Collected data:

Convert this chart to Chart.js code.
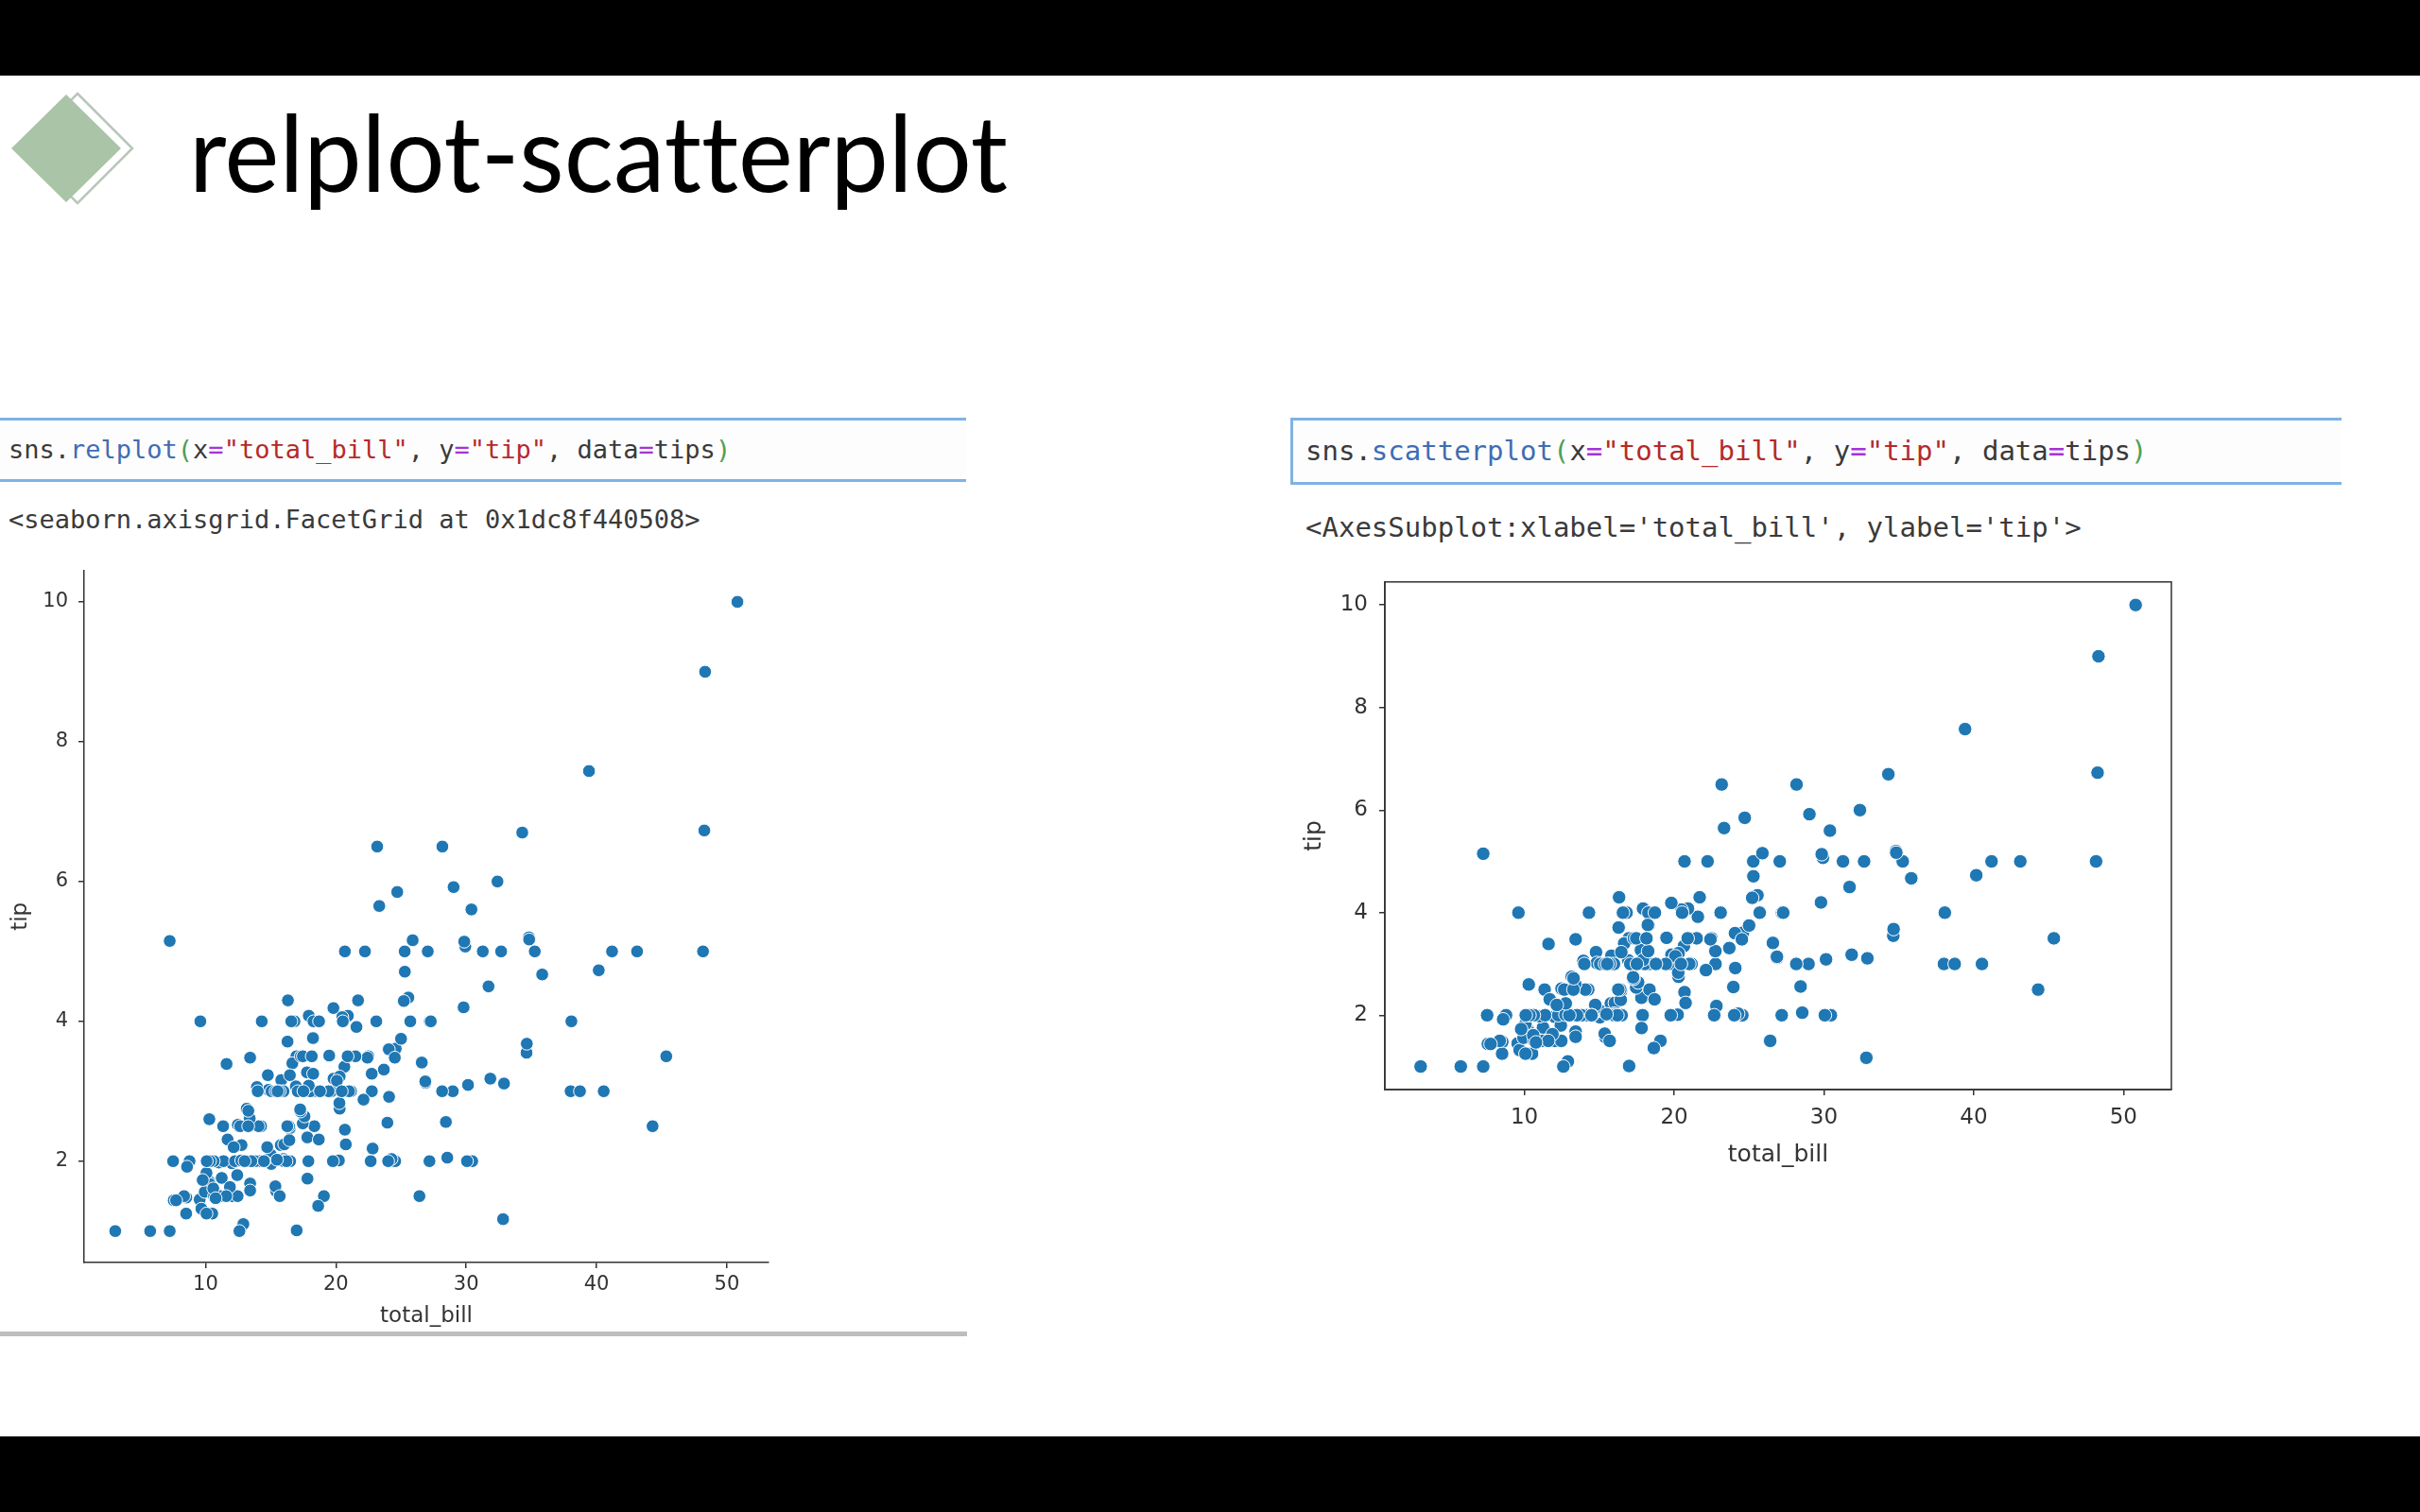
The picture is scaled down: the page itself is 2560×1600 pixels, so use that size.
<!DOCTYPE html>
<html>
<head>
<meta charset="utf-8">
<script src="https://cdn.jsdelivr.net/npm/chart.js@4.4.0/dist/chart.umd.min.js"></script>
<style>
  html, body { margin: 0; padding: 0; background: #fff; }
  body { width: 2560px; height: 1600px; position: relative; overflow: hidden; }
  .bar { position: absolute; left: 0; width: 2560px; background: #000; }
  .cell { position: absolute; box-sizing: border-box; background: #fdfdfd;
          border-top: 3px solid #80b2e4; border-bottom: 3px solid #80b2e4; }
  .code { font-family: "DejaVu Sans Mono", monospace; white-space: pre; color: #3a3a3a; }
  .out { position: absolute; font-family: "DejaVu Sans Mono", monospace; white-space: pre; color: #3a3a3a; }
  .fn { color: #3f6db3; }
  .br { color: #4f9f56; }
  .op { color: #a633d6; }
  .st { color: #b52a2a; }
  canvas { position: absolute; }
</style>
</head>
<body>
<div class="bar" style="top:0;height:80px"></div>
<div class="bar" style="top:1520px;height:80px"></div>

<!-- slide title with the diamond bullet -->
<svg style="position:absolute;left:0;top:80px" width="1200" height="180" viewBox="0 80 1200 180">
  <polygon points="82,99 140,157 82,215 24,157" fill="#fff" stroke="#b9c6b9" stroke-width="2.5"/>
  <polygon points="70,100 128,157 70,214 12,157" fill="#a9c4a7"/>
  <text x="200" y="203" font-family="Lato" font-size="112" fill="#000"
        style="font-variant-ligatures:none"
        textLength="866" lengthAdjust="spacingAndGlyphs">relplot-scatterplot</text>
</svg>

<!-- left notebook cell -->
<div class="cell" style="left:0;top:442px;width:1022px;height:68px;padding-left:9px;">
  <div class="code" style="font-size:27px;line-height:62px;"><span>sns.</span><span class="fn">relplot</span><span class="br">(</span>x<span class="op">=</span><span class="st">"total_bill"</span>, y<span class="op">=</span><span class="st">"tip"</span>, data<span class="op">=</span>tips<span class="br">)</span></div>
</div>
<div class="out" style="left:9px;top:535px;font-size:27px;line-height:30px;">&lt;seaborn.axisgrid.FacetGrid at 0x1dc8f440508&gt;</div>

<!-- right notebook cell -->
<div class="cell" style="left:1365px;top:442px;width:1112px;height:71px;padding-left:13px;border-left:3px solid #80b2e4;">
  <div class="code" style="font-size:29px;line-height:65px;"><span>sns.</span><span class="fn">scatterplot</span><span class="br">(</span>x<span class="op">=</span><span class="st">"total_bill"</span>, y<span class="op">=</span><span class="st">"tip"</span>, data<span class="op">=</span>tips<span class="br">)</span></div>
</div>
<div class="out" style="left:1381px;top:541px;font-size:29px;line-height:34px;">&lt;AxesSubplot:xlabel='total_bill', ylabel='tip'&gt;</div>

<canvas id="relplot-chart" width="840" height="830" style="left:0;top:580px"></canvas>
<canvas id="scatter-chart" width="960" height="650" style="left:1360px;top:590px"></canvas>

<!-- gray separator under the left output -->
<div style="position:absolute;left:0;top:1409px;width:1023px;height:5px;background:#bdbdbd;"></div>

<script>
//tips dataset - total_bill column
const totalBill = [16.99,10.34,21.01,23.68,24.59,25.29,8.77,26.88,15.04,14.78,
  10.27,35.26,15.42,18.43,14.83,21.58,10.33,16.29,16.97,20.65,
  17.92,20.29,15.77,39.42,19.82,17.81,13.37,12.69,21.7,19.65,
  9.55,18.35,15.06,20.69,17.78,24.06,16.31,16.93,18.69,31.27,
  16.04,17.46,13.94,9.68,30.4,18.29,22.23,32.4,28.55,18.04,
  12.54,10.29,34.81,9.94,25.56,19.49,38.01,26.41,11.24,48.27,
  20.29,13.81,11.02,18.29,17.59,20.08,16.45,3.07,20.23,15.01,
  12.02,17.07,26.86,25.28,14.73,10.51,17.92,27.2,22.76,17.29,
  19.44,16.66,10.07,32.68,15.98,34.83,13.03,18.28,24.71,21.16,
  28.97,22.49,5.75,16.32,22.75,40.17,27.28,12.03,21.01,12.46,
  11.35,15.38,44.3,22.42,20.92,15.36,20.49,25.21,18.24,14.31,
  14.0,7.25,38.07,23.95,25.71,17.31,29.93,10.65,12.43,24.08,
  11.69,13.42,14.26,15.95,12.48,29.8,8.52,14.52,11.38,22.82,
  19.08,20.27,11.17,12.26,18.26,8.51,10.33,14.15,16.0,13.16,
  17.47,34.3,41.19,27.05,16.43,8.35,18.64,11.87,9.78,7.51,
  14.07,13.13,17.26,24.55,19.77,29.85,48.17,25.0,13.39,16.49,
  21.5,12.66,16.21,13.81,17.51,24.52,20.76,31.71,10.59,10.63,
  50.81,15.81,7.25,31.85,16.82,32.9,17.89,14.48,9.6,34.63,
  34.65,23.33,45.35,23.17,40.55,20.69,20.9,30.46,18.15,23.1,
  15.69,19.81,28.44,15.48,16.58,7.56,10.34,43.11,13.0,13.51,
  18.71,12.74,13.0,16.4,20.53,16.47,26.59,38.73,24.27,12.76,
  30.06,25.89,48.33,13.27,28.17,12.9,28.15,11.59,7.74,30.14,
  12.16,13.42,8.58,15.98,13.42,16.27,10.09,20.45,13.28,22.12,
  24.01,15.69,11.61,10.77,15.53,10.07,12.6,32.83,35.83,29.03,
  27.18,22.67,17.82,18.78];

//tips dataset - tip column
const tip = [1.01,1.66,3.5,3.31,3.61,4.71,2.0,3.12,1.96,3.23,
  1.71,5.0,1.57,3.0,3.02,3.92,1.67,3.71,3.5,3.35,
  4.08,2.75,2.23,7.58,3.18,2.34,2.0,2.0,4.3,3.0,
  1.45,2.5,3.0,2.45,3.27,3.6,2.0,3.07,2.31,5.0,
  2.24,2.54,3.06,1.32,5.6,3.0,5.0,6.0,2.05,3.0,
  2.5,2.6,5.2,1.56,4.34,3.51,3.0,1.5,1.76,6.73,
  3.21,2.0,1.98,3.76,2.64,3.15,2.47,1.0,2.01,2.09,
  1.97,3.0,3.14,5.0,2.2,1.25,3.08,4.0,3.0,2.71,
  3.0,3.4,1.83,5.0,2.03,5.17,2.0,4.0,5.85,3.0,
  3.0,3.5,1.0,4.3,3.25,4.73,4.0,1.5,3.0,1.5,
  2.5,3.0,2.5,3.48,4.08,1.64,4.06,4.29,3.76,4.0,
  3.0,1.0,4.0,2.55,4.0,3.5,5.07,1.5,1.8,2.92,
  2.31,1.68,2.5,2.0,2.52,4.2,1.48,2.0,2.0,2.18,
  1.5,2.83,1.5,2.0,3.25,1.25,2.0,2.0,2.0,2.75,
  3.5,6.7,5.0,5.0,2.3,1.5,1.36,1.63,1.73,2.0,
  2.5,2.0,2.74,2.0,2.0,5.14,5.0,3.75,2.61,2.0,
  3.5,2.5,2.0,2.0,3.0,3.48,2.24,4.5,1.61,2.0,
  10.0,3.16,5.15,3.18,4.0,3.11,2.0,2.0,4.0,3.55,
  3.68,5.65,3.5,6.5,3.0,5.0,3.5,2.0,3.5,4.0,
  1.5,4.19,2.56,2.02,4.0,1.44,2.0,5.0,2.0,2.0,
  4.0,2.01,2.0,2.5,4.0,3.23,3.41,3.0,2.03,2.23,
  2.0,5.16,9.0,2.5,6.5,1.1,3.0,1.5,1.44,3.09,
  2.2,3.48,1.92,3.0,1.58,2.5,2.0,3.0,2.72,2.88,
  2.0,3.0,3.39,1.47,3.0,1.25,1.0,1.17,4.67,5.92,
  2.0,2.0,1.75,3.0];

//tick labels on both charts
const xTicks = [10, 20, 30, 40, 50];
const yTicks = [2, 4, 6, 8, 10];

//matplotlib style 5% margins around the data
function padRange(values) {
  const lo = Math.min(...values);
  const hi = Math.max(...values);
  const m = (hi - lo) * 0.05;
  return [lo - m, hi + m];
}
const xRange = padRange(totalBill);
const yRange = padRange(tip);

const points = totalBill.map((x, i) => ({ x: x, y: tip[i] }));

//draws the top and right spines for the scatterplot axes box
const boxPlugin = {
  id: 'box',
  afterDraw(chart) {
    const a = chart.chartArea;
    const ctx = chart.ctx;
    ctx.save();
    ctx.strokeStyle = '#333';
    ctx.lineWidth = 1.5;
    ctx.strokeRect(a.left, a.top, a.right - a.left, a.bottom - a.top);
    ctx.restore();
  }
};

//one builder for both seaborn pictures, s holds the sizes of each one
function makeChart(canvasId, s, plugins) {
  const tickFont = { family: 'DejaVu Sans', size: s.tickSize };
  const titleFont = { family: 'DejaVu Sans', size: s.titleSize };
  const axisLine = { display: true, color: '#333', width: 1.5 };
  const tickMarks = { display: true, drawOnChartArea: false, drawTicks: true,
    tickLength: 6, color: '#333', lineWidth: 1.5 };

  return new Chart(document.getElementById(canvasId), {
    type: 'scatter',
    data: {
      datasets: [{
        data: points,
        backgroundColor: '#1f77b4',
        borderColor: '#ffffff',
        borderWidth: 1,
        pointRadius: s.radius,
        pointHoverRadius: s.radius
      }]
    },
    options: {
      responsive: false,
      animation: false,
      devicePixelRatio: 1,
      events: [],
      layout: { padding: { left: 0, top: s.padTop, right: s.padRight, bottom: 0 } },
      plugins: { legend: { display: false }, tooltip: { enabled: false } },
      scales: {
        x: {
          type: 'linear',
          min: xRange[0],
          max: xRange[1],
          afterBuildTicks: (scale) => { scale.ticks = xTicks.map(v => ({ value: v })); },
          afterFit: (scale) => { scale.height = s.xAxisHeight; },
          ticks: { font: tickFont, color: '#333', padding: s.xTickPad, maxRotation: 0,
            callback: (v) => String(v) },
          grid: tickMarks,
          border: axisLine,
          title: { display: true, text: 'total_bill', font: titleFont, color: '#333',
            padding: { top: 0, bottom: s.xTitlePad } }
        },
        y: {
          type: 'linear',
          min: yRange[0],
          max: yRange[1],
          afterBuildTicks: (scale) => { scale.ticks = yTicks.map(v => ({ value: v })); },
          afterFit: (scale) => { scale.width = s.yAxisWidth; },
          ticks: { font: tickFont, color: '#333', padding: s.yTickPad,
            callback: (v) => String(v) },
          grid: tickMarks,
          border: axisLine,
          title: { display: true, text: 'tip', font: titleFont, color: '#333',
            padding: { top: s.yTitlePad, bottom: 0 } }
        }
      }
    },
    plugins: plugins
  });
}

//relplot - FacetGrid, despined (no top/right lines)
let relplotChart = makeChart('relplot-chart', {
  tickSize: 21, titleSize: 23, radius: 6.8,
  padTop: 21, padRight: 27, xAxisHeight: 74, yAxisWidth: 89,
  xTickPad: 5, yTickPad: 11, xTitlePad: 3, yTitlePad: 8
}, []);

//scatterplot - plain AxesSubplot with the full box
let scatterChart = makeChart('scatter-chart', {
  tickSize: 23, titleSize: 25, radius: 7.2,
  padTop: 23, padRight: 23, xAxisHeight: 87, yAxisWidth: 105,
  xTickPad: 10, yTickPad: 12, xTitlePad: 3, yTitlePad: 15
}, [boxPlugin]);
</script>
</body>
</html>
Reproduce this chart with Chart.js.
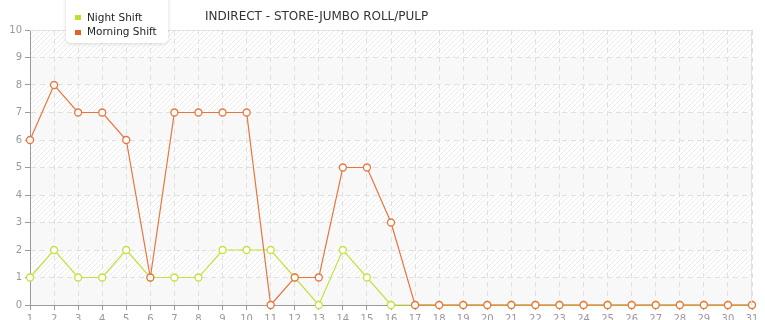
<!DOCTYPE html>
<html>
<head>
<meta charset="utf-8">
<script src="https://cdn.jsdelivr.net/npm/chart.js@4"></script>
<style>
  html, body { margin: 0; padding: 0; background: #fff; }
  #wrap { width: 765px; height: 320px; position: relative; }
</style>
</head>
<body>
<div id="wrap"><canvas id="chart"></canvas></div>
<script>
// Dados do gráfico
const days = ['1','2','3','4','5','6','7','8','9','10','11','12','13','14','15','16',
              '17','18','19','20','21','22','23','24','25','26','27','28','29','30','31'];
const nightShift = [1,2,1,1,2,1,1,1,2,2,2,1,0,2,1,0,0,0,0,0,0,0,0,0,0,0,0,0,0,0,0];
const morningShift = [6,8,7,7,6,1,7,7,7,7,0,1,1,5,5,3,0,0,0,0,0,0,0,0,0,0,0,0,0,0,0];
const yTicks = [0,1,2,3,4,5,6,7,8,9,10];
const chartTitle = 'INDIRECT - STORE-JUMBO ROLL/PULP';

const colors = {
    night: '#c6e03c',
    morning: '#e8753f',
    nightBox: '#bde02b',
    morningBox: '#e0622a',
    grid: '#e0e0e0',
    axis: '#9a9a9a',
    text: '#999',
    title: '#333'
};

const FONT = '"DejaVu Sans", Verdana, sans-serif';

// --- Fundo hachurado com faixas alternadas, título e legenda ---
const decorPlugin = {
    id: 'decor',
    beforeDraw(chart) {
        const { ctx, chartArea: a, scales: { y } } = chart;
        const w = a.right - a.left, h = a.bottom - a.top;
        ctx.save();
        ctx.beginPath();
        ctx.rect(a.left, a.top, w, h);
        ctx.clip();
        ctx.fillStyle = '#ffffff';
        ctx.fillRect(a.left, a.top, w, h);
        // hachura diagonal
        ctx.strokeStyle = '#ececec';
        ctx.lineWidth = 1;
        for (let x = a.left - h; x < a.right + 5; x += 5) {
            ctx.beginPath();
            ctx.moveTo(x, a.bottom);
            ctx.lineTo(x + h, a.top);
            ctx.stroke();
        }
        // faixas cinzas alternadas
        ctx.fillStyle = 'rgba(247,247,247,0.8)';
        for (let v = 0; v < 10; v += 2) {
            const y1 = y.getPixelForValue(v + 1);
            const y0 = y.getPixelForValue(v);
            ctx.fillRect(a.left, y1, w, y0 - y1);
        }
        ctx.restore();
    },
    afterDraw(chart) {
        const { ctx, chartArea: a } = chart;
        ctx.save();
        // borda superior e direita
        ctx.strokeStyle = '#e2e2e2';
        ctx.lineWidth = 1;
        ctx.beginPath();
        ctx.moveTo(a.left, a.top + 0.5);
        ctx.lineTo(a.right - 0.5, a.top + 0.5);
        ctx.lineTo(a.right - 0.5, a.bottom);
        ctx.stroke();

        // título
        ctx.fillStyle = colors.title;
        ctx.font = '12px ' + FONT;
        ctx.textAlign = 'left';
        ctx.textBaseline = 'middle';
        ctx.fillText(chartTitle, 205, 17);

        // legenda
        ctx.shadowColor = 'rgba(0,0,0,0.15)';
        ctx.shadowBlur = 4;
        ctx.shadowOffsetY = 1;
        ctx.fillStyle = '#fff';
        ctx.beginPath();
        ctx.roundRect(66, -6, 102, 49, 5);
        ctx.fill();
        ctx.shadowColor = 'transparent';
        ctx.fillStyle = colors.nightBox;
        ctx.fillRect(75, 15, 6, 5);
        ctx.fillStyle = colors.morningBox;
        ctx.fillRect(75, 30, 6, 5);
        ctx.fillStyle = '#222';
        ctx.font = '10.5px ' + FONT;
        ctx.fillText('Night Shift', 87, 18);
        ctx.fillText('Morning Shift', 87, 32.5);
        ctx.restore();
    }
};

function shiftDataset(label, data, color) {
    return {
        label: label,
        data: data,
        borderColor: color,
        backgroundColor: '#fff',
        borderWidth: 1.2,
        pointRadius: 3.5,
        pointBorderWidth: 1.3,
        pointBackgroundColor: '#fff',
        pointBorderColor: color,
        tension: 0
    };
}

const ctx = document.getElementById('chart').getContext('2d');
new Chart(ctx, {
    type: 'line',
    data: {
        labels: days,
        datasets: [
            { ...shiftDataset('Morning Shift', morningShift, colors.morning), order: 0 },
            { ...shiftDataset('Night Shift', nightShift, colors.night), order: 1 }
        ]
    },
    options: {
        responsive: true,
        maintainAspectRatio: false,
        animation: false,
        clip: false,
        layout: { padding: { top: 30, right: 13, left: 0, bottom: 0 } },
        plugins: {
            legend: { display: false },
            title: { display: false },
            tooltip: { enabled: false }
        },
        scales: {
            x: {
                offset: false,
                afterFit(scale) { scale.height = 15; },
                grid: { color: colors.grid, tickColor: colors.axis, tickLength: 5 },
                border: { color: colors.axis, width: 1, dash: [5, 4] },
                ticks: {
                    color: colors.text,
                    font: { family: FONT, size: 10 },
                    padding: 3,
                    maxRotation: 0,
                    autoSkip: false
                }
            },
            y: {
                min: 0,
                max: 10,
                afterFit(scale) { scale.width = 30; },
                afterBuildTicks(scale) { scale.ticks = yTicks.map(v => ({ value: v })); },
                grid: { color: colors.grid, tickColor: colors.axis, tickLength: 5 },
                border: { color: colors.axis, width: 1, dash: [5, 4] },
                ticks: {
                    color: colors.text,
                    font: { family: FONT, size: 10 },
                    padding: 3
                }
            }
        }
    },
    plugins: [decorPlugin]
});
</script>
</body>
</html>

● **SET TASK**
Read through the entries and copy each line in which "this" appears.

● **EXERCISE RESPONSE**
Convert this chart to Chart.js code.
Reproduce this chart with Chart.js.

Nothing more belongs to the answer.